Este país llamado Guatemala, que es uno de los más desiguales del planeta, optó por un modelo económico oligárquico liberal desde 1871 y que ha sido un estrepitoso fracaso que no da oportunidades de crecimiento a la mayoría de ciudadanos, que tienen que buscarse la vida como puedan, se frustran y optan por las alternativas de migrar, entrar a la economía informal o entrar a la cultura de la mafia.
El sistema político en construcción desde 1985 y 1996 tampoco ha hecho ninguna reforma estructural al sistema económico para crear bienes públicos gratuitos y de calidad para todos los ciudadanos y ciudadanas, ni tampoco ha representado los intereses de la ciudadanía. La miopía de sus élites ha convertido a los partidos no en agrupaciones política ideológicas con una agenda, sino en vehículos electorales al servicio de los poderes tradicionales, de poderes emergentes lícitos o de intereses mafiosos.
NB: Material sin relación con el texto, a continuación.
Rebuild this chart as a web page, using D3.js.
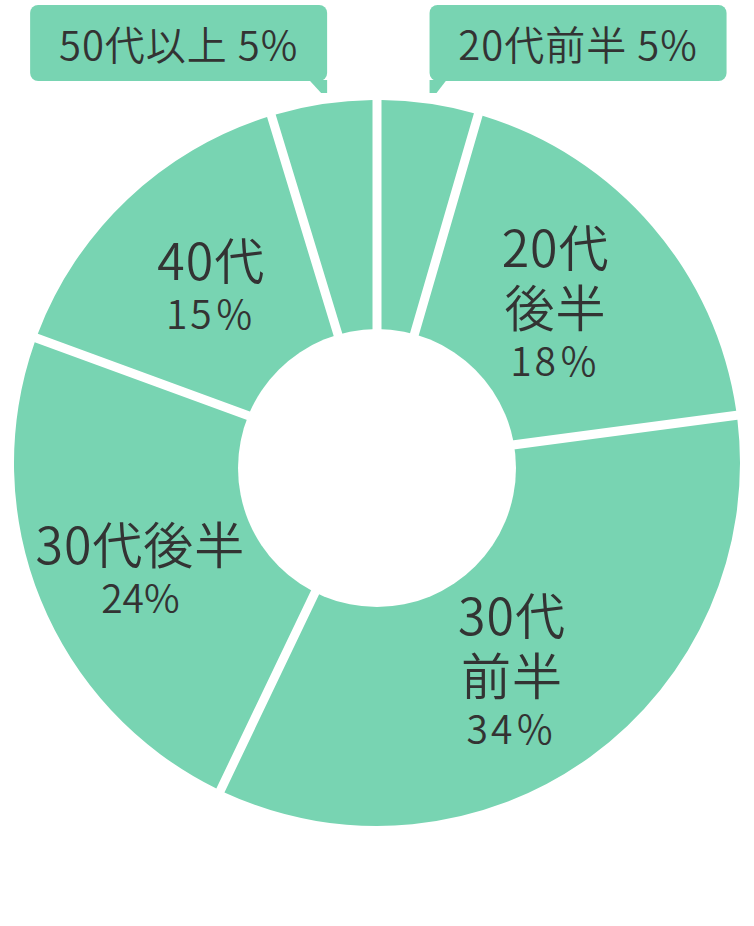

Los conservadurismos de este status quo –económico, político y de lucha antinarcótica– deben ser revisados, pues se necesita de mucha creatividad. Que candidatos presidenciales como Eduardo Suger y Harold Caballeros abran el debate sobre la necesidad de despenalizar la droga es un paso adelante. Que candidatos a la alcaldía como Enrique Godoy se inspiren en experiencias de cultura de la vida como las de Colombia también es una luz positiva.
El problema del narcotráfico y del crimen organizado, de la mafia, es un problema netamente guatemalteco.
Los candidatos presidenciales, con sus propuestas mayoritariamente superficiales y conservadoras, no hacen más que abonar en este círculo vicioso.
Si bien hay que combatir con las fuerzas de seguridad a los violentos cárteles, sin reformas estructurales en el modelo económico, en el modelo político y en la cultura de la vida o de la muerte, cientos de miles de guatemaltecos se frustrarán y optarán durante las próximas décadas por el mismo camino de la cultura mafiosa en la que la vida no vale más que el dinero. La alternativa es una vida menos egoísta, más comprometida, más armónica y feliz.